### AIM OF THE EXERCISE
Set down word for word the lines running from the line with "Write the matplotlib code for this chart." to the line with "coverage = list(range(1, 116))", ends included. Skip every picture.
===== SOURCE RECORDS =====
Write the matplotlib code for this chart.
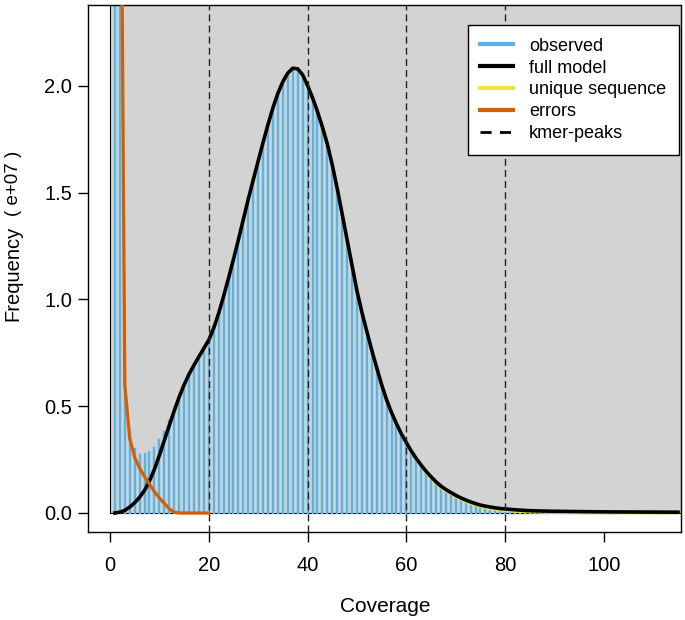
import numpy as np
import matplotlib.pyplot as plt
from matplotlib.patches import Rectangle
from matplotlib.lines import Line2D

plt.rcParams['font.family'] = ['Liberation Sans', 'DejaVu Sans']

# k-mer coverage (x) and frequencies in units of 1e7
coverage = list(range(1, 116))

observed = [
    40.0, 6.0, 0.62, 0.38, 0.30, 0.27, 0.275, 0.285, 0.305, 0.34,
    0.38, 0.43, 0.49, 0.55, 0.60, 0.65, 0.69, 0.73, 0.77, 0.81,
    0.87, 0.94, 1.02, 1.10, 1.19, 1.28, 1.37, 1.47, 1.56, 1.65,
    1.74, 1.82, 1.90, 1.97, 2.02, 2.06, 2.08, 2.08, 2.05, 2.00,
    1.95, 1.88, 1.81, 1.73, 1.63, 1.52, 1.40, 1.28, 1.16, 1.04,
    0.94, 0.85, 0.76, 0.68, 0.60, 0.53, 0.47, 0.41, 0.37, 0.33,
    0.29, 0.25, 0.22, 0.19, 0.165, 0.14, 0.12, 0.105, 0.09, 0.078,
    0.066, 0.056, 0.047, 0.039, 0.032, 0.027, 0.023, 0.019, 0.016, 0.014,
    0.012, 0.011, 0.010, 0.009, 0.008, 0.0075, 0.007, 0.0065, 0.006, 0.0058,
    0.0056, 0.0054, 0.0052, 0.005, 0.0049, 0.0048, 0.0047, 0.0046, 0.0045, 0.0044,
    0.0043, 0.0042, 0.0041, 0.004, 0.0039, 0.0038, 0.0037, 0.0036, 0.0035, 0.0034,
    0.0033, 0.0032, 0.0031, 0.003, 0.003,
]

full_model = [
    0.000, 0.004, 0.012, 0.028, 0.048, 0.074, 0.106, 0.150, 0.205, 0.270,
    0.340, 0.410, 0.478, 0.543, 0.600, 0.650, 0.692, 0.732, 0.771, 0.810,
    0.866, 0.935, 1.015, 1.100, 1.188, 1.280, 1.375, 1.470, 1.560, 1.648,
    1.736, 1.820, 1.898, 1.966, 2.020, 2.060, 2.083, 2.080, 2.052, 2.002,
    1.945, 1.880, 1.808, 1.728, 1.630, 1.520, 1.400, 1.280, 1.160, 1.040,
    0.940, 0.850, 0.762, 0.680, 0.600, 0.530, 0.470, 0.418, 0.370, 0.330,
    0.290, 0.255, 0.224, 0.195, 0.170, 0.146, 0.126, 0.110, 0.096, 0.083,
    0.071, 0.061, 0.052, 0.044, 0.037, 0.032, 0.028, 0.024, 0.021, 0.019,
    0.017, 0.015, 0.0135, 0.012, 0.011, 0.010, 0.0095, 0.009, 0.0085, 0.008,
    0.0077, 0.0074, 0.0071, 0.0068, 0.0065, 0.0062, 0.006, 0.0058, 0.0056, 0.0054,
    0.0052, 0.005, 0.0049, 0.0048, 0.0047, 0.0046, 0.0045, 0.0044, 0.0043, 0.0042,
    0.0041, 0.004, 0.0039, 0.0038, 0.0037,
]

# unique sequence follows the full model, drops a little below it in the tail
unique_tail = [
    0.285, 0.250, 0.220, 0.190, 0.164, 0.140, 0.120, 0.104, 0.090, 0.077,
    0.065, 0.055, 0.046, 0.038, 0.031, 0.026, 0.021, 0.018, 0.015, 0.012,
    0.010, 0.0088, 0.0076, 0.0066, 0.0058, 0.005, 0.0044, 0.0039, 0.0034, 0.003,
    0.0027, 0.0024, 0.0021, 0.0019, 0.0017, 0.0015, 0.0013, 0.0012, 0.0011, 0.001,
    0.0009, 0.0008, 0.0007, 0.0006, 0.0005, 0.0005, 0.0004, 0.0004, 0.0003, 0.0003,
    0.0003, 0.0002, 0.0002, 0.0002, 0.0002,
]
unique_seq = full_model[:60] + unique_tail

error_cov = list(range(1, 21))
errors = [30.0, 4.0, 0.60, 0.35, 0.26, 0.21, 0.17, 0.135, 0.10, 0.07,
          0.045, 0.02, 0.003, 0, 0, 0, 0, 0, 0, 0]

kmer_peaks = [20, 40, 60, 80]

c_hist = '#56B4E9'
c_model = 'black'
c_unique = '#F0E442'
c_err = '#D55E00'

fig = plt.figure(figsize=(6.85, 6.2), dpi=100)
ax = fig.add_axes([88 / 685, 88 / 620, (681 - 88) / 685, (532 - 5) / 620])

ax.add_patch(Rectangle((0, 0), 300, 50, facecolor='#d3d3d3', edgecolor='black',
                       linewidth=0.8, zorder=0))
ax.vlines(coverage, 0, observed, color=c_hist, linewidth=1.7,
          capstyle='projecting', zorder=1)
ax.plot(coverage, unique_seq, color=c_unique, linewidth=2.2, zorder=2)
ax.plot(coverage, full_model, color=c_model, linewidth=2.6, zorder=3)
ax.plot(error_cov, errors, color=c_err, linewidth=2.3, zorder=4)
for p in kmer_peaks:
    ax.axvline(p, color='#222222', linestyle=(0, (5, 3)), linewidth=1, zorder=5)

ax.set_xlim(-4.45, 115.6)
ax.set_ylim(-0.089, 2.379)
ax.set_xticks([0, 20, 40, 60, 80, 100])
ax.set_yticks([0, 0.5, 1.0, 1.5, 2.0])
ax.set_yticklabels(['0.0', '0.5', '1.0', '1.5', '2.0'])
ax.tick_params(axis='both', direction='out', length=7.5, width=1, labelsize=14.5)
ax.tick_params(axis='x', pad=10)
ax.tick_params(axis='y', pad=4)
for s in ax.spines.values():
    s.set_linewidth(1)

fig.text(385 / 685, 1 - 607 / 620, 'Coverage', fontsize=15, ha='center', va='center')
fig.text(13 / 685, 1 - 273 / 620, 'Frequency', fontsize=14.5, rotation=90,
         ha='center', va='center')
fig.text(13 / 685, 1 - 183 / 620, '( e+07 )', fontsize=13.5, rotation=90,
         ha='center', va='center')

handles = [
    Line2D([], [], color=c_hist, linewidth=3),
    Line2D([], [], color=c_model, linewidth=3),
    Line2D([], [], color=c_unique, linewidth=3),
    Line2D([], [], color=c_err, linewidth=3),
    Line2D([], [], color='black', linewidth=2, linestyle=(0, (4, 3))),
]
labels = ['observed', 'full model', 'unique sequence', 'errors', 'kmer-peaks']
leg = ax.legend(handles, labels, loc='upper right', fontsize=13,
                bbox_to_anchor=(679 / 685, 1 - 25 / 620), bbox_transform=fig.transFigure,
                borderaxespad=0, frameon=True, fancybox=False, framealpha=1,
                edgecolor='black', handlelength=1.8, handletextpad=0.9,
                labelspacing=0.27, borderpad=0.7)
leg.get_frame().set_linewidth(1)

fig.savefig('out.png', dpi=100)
=====
===== SOURCE RECORDS =====
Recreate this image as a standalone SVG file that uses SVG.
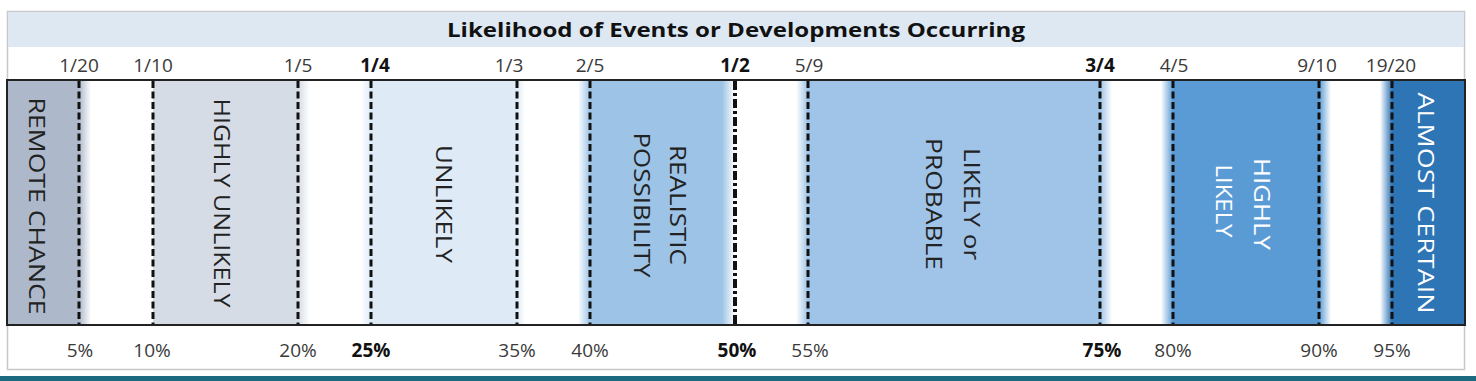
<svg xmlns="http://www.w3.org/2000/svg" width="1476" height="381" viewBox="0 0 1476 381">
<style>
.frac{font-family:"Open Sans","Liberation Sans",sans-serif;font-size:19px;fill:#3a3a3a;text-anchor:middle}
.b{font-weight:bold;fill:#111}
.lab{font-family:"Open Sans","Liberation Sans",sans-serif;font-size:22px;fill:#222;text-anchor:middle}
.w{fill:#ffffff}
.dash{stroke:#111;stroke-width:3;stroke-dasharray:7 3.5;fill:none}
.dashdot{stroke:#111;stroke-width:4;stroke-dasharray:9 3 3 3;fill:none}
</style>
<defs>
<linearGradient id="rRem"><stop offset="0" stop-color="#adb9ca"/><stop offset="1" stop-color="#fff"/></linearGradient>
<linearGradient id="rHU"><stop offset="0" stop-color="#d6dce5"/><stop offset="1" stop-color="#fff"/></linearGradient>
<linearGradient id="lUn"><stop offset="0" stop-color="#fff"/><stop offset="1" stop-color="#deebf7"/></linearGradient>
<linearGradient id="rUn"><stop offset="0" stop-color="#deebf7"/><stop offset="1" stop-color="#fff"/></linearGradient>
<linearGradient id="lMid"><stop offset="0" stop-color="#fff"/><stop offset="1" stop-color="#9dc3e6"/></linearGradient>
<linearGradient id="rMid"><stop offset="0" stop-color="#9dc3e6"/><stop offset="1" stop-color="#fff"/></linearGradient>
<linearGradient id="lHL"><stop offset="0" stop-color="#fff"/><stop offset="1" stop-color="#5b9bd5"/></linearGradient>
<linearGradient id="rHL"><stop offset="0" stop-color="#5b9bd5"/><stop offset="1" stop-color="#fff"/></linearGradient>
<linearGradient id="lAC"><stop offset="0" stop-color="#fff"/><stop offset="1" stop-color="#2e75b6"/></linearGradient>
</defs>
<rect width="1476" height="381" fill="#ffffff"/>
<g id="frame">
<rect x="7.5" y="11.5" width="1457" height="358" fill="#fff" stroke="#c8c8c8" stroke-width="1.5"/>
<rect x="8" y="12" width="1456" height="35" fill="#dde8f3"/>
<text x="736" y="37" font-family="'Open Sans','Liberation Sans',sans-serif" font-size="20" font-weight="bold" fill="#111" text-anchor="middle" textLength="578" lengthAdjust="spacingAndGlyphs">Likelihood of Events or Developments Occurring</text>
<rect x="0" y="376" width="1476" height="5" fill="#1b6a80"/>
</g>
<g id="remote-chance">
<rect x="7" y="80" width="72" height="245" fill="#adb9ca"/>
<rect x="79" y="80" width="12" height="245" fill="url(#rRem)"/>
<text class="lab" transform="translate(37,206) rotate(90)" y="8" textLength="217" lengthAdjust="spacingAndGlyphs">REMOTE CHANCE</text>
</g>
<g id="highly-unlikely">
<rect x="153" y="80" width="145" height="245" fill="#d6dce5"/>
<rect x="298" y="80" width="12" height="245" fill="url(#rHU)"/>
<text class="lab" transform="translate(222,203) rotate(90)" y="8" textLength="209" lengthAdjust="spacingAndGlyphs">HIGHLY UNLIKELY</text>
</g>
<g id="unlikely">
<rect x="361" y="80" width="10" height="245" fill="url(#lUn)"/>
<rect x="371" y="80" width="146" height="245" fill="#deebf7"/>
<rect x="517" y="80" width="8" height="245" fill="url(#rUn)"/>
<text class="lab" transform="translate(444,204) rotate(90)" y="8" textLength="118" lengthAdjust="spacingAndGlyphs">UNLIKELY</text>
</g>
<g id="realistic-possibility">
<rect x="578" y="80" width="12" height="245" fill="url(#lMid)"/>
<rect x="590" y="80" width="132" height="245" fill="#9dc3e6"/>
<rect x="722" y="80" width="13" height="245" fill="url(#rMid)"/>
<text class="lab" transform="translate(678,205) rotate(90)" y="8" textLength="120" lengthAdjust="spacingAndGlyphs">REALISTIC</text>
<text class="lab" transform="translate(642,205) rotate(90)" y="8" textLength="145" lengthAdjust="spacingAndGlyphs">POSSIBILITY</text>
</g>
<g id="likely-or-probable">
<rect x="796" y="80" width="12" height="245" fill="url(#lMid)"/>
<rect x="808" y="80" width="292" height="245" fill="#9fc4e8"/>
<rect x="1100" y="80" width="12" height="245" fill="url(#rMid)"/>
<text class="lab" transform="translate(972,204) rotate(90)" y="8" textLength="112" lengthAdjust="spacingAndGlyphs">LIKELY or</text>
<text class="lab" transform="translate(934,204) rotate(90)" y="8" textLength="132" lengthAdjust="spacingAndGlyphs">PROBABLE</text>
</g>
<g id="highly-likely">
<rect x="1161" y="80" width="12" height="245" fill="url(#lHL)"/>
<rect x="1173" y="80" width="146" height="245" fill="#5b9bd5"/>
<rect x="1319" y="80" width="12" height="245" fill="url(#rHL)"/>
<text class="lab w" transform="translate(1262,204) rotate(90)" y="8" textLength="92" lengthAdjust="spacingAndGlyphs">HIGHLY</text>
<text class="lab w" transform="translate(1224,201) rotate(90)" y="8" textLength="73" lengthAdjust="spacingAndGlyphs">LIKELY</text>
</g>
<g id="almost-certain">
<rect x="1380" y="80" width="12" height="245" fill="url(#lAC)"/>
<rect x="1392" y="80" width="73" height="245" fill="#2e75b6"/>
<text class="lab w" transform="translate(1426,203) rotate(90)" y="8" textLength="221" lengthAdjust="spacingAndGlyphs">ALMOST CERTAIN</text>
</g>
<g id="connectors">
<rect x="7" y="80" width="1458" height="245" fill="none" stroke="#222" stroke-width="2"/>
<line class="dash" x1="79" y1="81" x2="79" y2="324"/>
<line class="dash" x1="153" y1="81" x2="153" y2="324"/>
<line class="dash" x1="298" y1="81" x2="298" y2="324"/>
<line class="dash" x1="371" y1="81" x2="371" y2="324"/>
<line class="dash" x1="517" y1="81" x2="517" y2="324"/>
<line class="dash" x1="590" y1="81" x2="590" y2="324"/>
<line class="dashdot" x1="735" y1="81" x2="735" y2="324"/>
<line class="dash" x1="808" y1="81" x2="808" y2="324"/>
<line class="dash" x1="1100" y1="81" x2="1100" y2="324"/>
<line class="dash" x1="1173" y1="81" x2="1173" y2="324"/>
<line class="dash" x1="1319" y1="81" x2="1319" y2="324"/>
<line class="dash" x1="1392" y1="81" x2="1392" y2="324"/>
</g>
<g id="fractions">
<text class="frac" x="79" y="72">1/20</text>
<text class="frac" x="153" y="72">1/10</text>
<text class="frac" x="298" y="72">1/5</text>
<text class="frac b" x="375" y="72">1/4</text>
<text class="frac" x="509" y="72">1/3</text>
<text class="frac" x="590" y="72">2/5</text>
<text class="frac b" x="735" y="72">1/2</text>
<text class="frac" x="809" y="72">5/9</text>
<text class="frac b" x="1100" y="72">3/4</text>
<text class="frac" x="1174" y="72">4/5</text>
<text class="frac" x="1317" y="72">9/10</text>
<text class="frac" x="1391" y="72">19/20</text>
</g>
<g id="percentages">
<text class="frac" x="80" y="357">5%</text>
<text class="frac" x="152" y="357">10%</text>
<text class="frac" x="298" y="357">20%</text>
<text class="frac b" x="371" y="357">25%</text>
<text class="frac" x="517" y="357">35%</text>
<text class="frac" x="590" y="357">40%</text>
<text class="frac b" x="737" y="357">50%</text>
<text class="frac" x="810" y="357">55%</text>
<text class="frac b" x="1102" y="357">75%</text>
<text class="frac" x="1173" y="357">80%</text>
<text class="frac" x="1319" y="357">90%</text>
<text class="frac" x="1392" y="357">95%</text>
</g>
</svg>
=====
### ANSWER IN FULL
Write the matplotlib code for this chart.
import numpy as np
import matplotlib.pyplot as plt
from matplotlib.patches import Rectangle
from matplotlib.lines import Line2D

plt.rcParams['font.family'] = ['Liberation Sans', 'DejaVu Sans']

# k-mer coverage (x) and frequencies in units of 1e7
coverage = list(range(1, 116))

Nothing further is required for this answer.